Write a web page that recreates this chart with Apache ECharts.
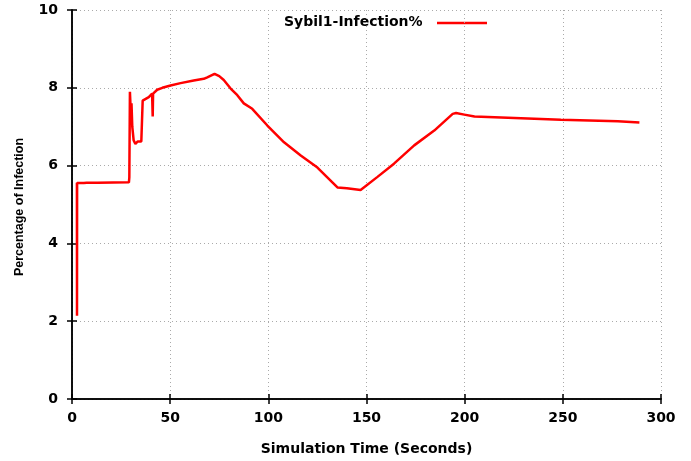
<!DOCTYPE html>
<html><head><meta charset="utf-8">
<script src="https://cdn.jsdelivr.net/npm/echarts@6/dist/echarts.min.js"></script>
<style>html,body{margin:0;padding:0;background:#fff}#c{width:691px;height:461px}</style>
</head><body><div id="c"></div>
<script>
const seriesName = 'Sybil1-Infection%';
const xTicks = [0, 50, 100, 150, 200, 250, 300];
const yTicks = [0, 2, 4, 6, 8, 10];
const timeSec = [2.5, 2.55, 2.6, 6.0, 6.8, 7.5, 11.5, 12.2, 13.0, 29.0, 29.2, 29.5, 30.0, 30.3, 30.7, 31.4, 32.3, 33.5, 35.3, 35.5, 36.0, 39.1, 40.8, 41.0, 41.1, 41.3, 43.4, 46.0, 50.2, 55.3, 62.0, 67.1, 68.9, 72.6, 75.0, 77.3, 80.8, 84.2, 87.5, 91.8, 99.5, 108.0, 116.5, 125.0, 135.2, 140.0, 147.0, 155.6, 164.0, 174.3, 184.5, 193.9, 195.6, 199.8, 205.0, 222.0, 249.0, 278.0, 289.0];
const infection = [5.56, 2.14, 5.55, 5.55, 5.6, 5.56, 5.56, 5.6, 5.56, 5.57, 5.7, 7.9, 7.3, 7.6, 7.0, 6.65, 6.56, 6.62, 6.62, 6.65, 7.67, 7.76, 7.85, 7.85, 7.26, 7.85, 7.95, 8.0, 8.06, 8.12, 8.19, 8.23, 8.27, 8.36, 8.3, 8.2, 7.98, 7.81, 7.6, 7.46, 7.03, 6.6, 6.26, 5.95, 5.44, 5.42, 5.37, 5.71, 6.05, 6.52, 6.9, 7.33, 7.35, 7.31, 7.26, 7.23, 7.18, 7.14, 7.11];

const data = timeSec.map((t, i) => [t, infection[i]]);
const chart = echarts.init(document.getElementById('c'), null, {renderer: 'canvas'});
const labelFont = {fontFamily: 'DejaVu Sans', fontWeight: 'bold', fontSize: 14, color: '#000'};
const grid = {left: 72, right: 30, top: 10, bottom: 62};
chart.setOption({
  animation: false,
  backgroundColor: '#fff',
  grid: grid,
  graphic: [
    {type: 'text', left: 284, top: 15, style: {text: seriesName, font: 'bold 14px "DejaVu Sans"', fill: '#000'}},
    {type: 'line', shape: {x1: 437, y1: 23, x2: 487, y2: 23}, style: {stroke: '#ff0000', lineWidth: 2.5}},
    {type: 'text', x: 20, y: 207, rotation: Math.PI / 2, style: {text: 'Percentage of Infection', font: 'bold 12.5px "Liberation Sans Narrow", "Liberation Sans"', fill: '#000', align: 'center', verticalAlign: 'middle'}}
  ],
  xAxis: [{
    type: 'value', min: xTicks[0], max: xTicks[xTicks.length - 1], interval: 50,
    name: 'Simulation Time (Seconds)', nameLocation: 'middle', nameGap: 43,
    nameTextStyle: {fontFamily: 'DejaVu Sans', fontWeight: 'bold', fontSize: 14, color: '#000'},
    axisLine: {lineStyle: {color: '#000', width: 1.5}},
    axisTick: {inside: true, length: 5, lineStyle: {color: '#000', width: 1.5}},
    axisLabel: Object.assign({margin: 12}, labelFont),
    splitLine: {show: true, lineStyle: {color: '#aaa', type: [1, 3], width: 1}}
  }, {
    type: 'value', position: 'top', min: xTicks[0], max: xTicks[xTicks.length - 1], interval: 50,
    axisLine: {show: true, lineStyle: {color: '#000', width: 1.5}},
    axisTick: {show: true, inside: true, length: 5, lineStyle: {color: '#000', width: 1.5}},
    axisLabel: {show: false}, splitLine: {show: false}
  }],
  yAxis: [{
    type: 'value', min: yTicks[0], max: yTicks[yTicks.length - 1], interval: 2,
    axisLine: {show: true, lineStyle: {color: '#000', width: 1.5}},
    axisTick: {show: true, inside: true, length: 5, lineStyle: {color: '#000', width: 1.5}},
    axisLabel: Object.assign({margin: 14}, labelFont),
    splitLine: {show: true, lineStyle: {color: '#aaa', type: [1, 3], width: 1}}
  }, {
    type: 'value', position: 'right', min: yTicks[0], max: yTicks[yTicks.length - 1], interval: 2,
    axisLine: {show: true, lineStyle: {color: '#000', width: 1.5}},
    axisTick: {show: true, inside: true, length: 5, lineStyle: {color: '#000', width: 1.5}},
    axisLabel: {show: false}, splitLine: {show: false}
  }],
  series: [{
    name: seriesName, type: 'line', data: data, showSymbol: false, symbol: 'none',
    lineStyle: {color: '#ff0000', width: 2.5}, itemStyle: {color: '#ff0000'}
  }]
});
</script></body></html>
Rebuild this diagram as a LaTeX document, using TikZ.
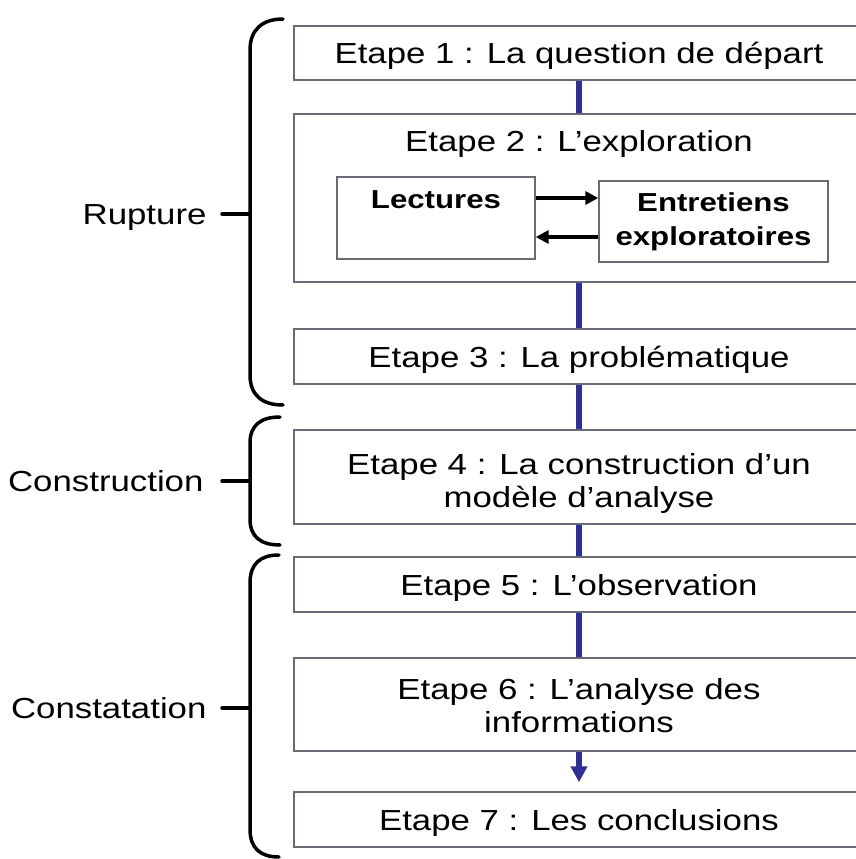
\documentclass[tikz,border=0pt]{standalone}
\usepackage{fontspec}
\setmainfont{Liberation Sans}[FakeStretch=1.2]
\usetikzlibrary{arrows.meta}
\definecolor{linkblue}{RGB}{46,49,146}
\definecolor{frame}{RGB}{105,105,120}
\begin{document}
\begin{tikzpicture}[x=1pt,y=-1pt,
  maintext/.style={font=\fontsize{29}{33}\selectfont, align=center},
  oneline/.style={maintext, text height=21pt, text depth=0pt},
  framed/.style={draw=frame, line width=1.4pt, fill=white, inner sep=0pt},
  stagebox/.style={framed, minimum width=570pt},
  boldtext/.style={font=\bfseries\fontsize{26}{34}\selectfont, align=center},
  flow/.style={draw=linkblue, line width=6pt},
  xarrow/.style={line width=3.5pt, -{Triangle[length=13pt,width=13pt]}},
  brace/.style={line width=3.5pt, line cap=round, line join=round},
  side/.style={anchor=east, oneline}]
\useasboundingbox (0,0) rectangle (856,859);
\begin{scope}
\clip (0,0) rectangle (856,859);
\node[stagebox, oneline, minimum height=54pt] (e1) at (579,53) {Etape 1 : La question de départ};
\node[stagebox, minimum height=168pt] (e2) at (579,198) {};
\node[oneline] (t2) at (579,141) {Etape 2 : L’exploration};
\node[stagebox, oneline, minimum height=55pt] (e3) at (579,356.5) {Etape 3 : La problématique};
\node[stagebox, minimum height=94pt] (e4) at (579,477) {};
\node[maintext] (t4) at (579,483.5) {Etape 4 : La construction d’un\\modèle d’analyse};
\node[stagebox, oneline, minimum height=55pt] (e5) at (579,584.5) {Etape 5 : L’observation};
\node[stagebox, minimum height=93pt] (e6) at (579,704.5) {};
\node[maintext] (t6) at (579,705.5) {Etape 6 : L’analyse des\\informations};
\node[stagebox, oneline, minimum height=55pt] (e7) at (579,819.5) {Etape 7 : Les conclusions};
\end{scope}
\node[framed, minimum width=198pt, minimum height=82pt] (lect) at (436,218) {};
\node[boldtext, text height=18.6pt, text depth=0pt] (lectt) at (436,199) {Lectures};
\node[framed, boldtext, minimum width=229pt, minimum height=81pt] (entr) at (713.5,221.5) {Entretiens\\exploratoires};
\draw[xarrow] ([yshift=20pt]lect.east) -- ([yshift=20pt]lect.east -| entr.west);
\draw[xarrow] ([yshift=-19pt]lect.east -| entr.west) -- ([yshift=-19pt]lect.east);
\draw[flow] (e1) -- (e2);
\draw[flow] (e2) -- (e3);
\draw[flow] (e3) -- (e4);
\draw[flow] (e4) -- (e5);
\draw[flow] (e5) -- (e6);
\draw[flow, shorten >=9pt, -{Triangle[length=16pt,width=16pt]}] (e6) -- (e7);
% braces
\draw[brace] (283,19) .. controls (262,19) and (250,30) .. (250,50) -- (250,375) .. controls (250,395) and (262,405) .. (283,405);
\draw[brace] (222,214) -- (250,214);
\draw[brace] (280,417) .. controls (261,417) and (250,425) .. (250,443) -- (250,519) .. controls (250,537) and (261,545) .. (280,545);
\draw[brace] (222,481) -- (250,481);
\draw[brace] (279,555) .. controls (260,555) and (250,564) .. (250,583) -- (250,829) .. controls (250,848) and (260,857) .. (279,857);
\draw[brace] (222,708) -- (250,708);
\node[side] (rup) at (210,214) {Rupture};
\node[side] (con) at (207,481) {Construction};
\node[side] (cst) at (210,708) {Constatation};
\end{tikzpicture}
\end{document}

*WHAT TO WORK ON:*
Scan the material above. Copy each line where "this" occurs.

*WRITTEN RESPONSE:*
Write a web page that recreates this chart with Apache ECharts.
Rebuild this diagram as a LaTeX document, using TikZ.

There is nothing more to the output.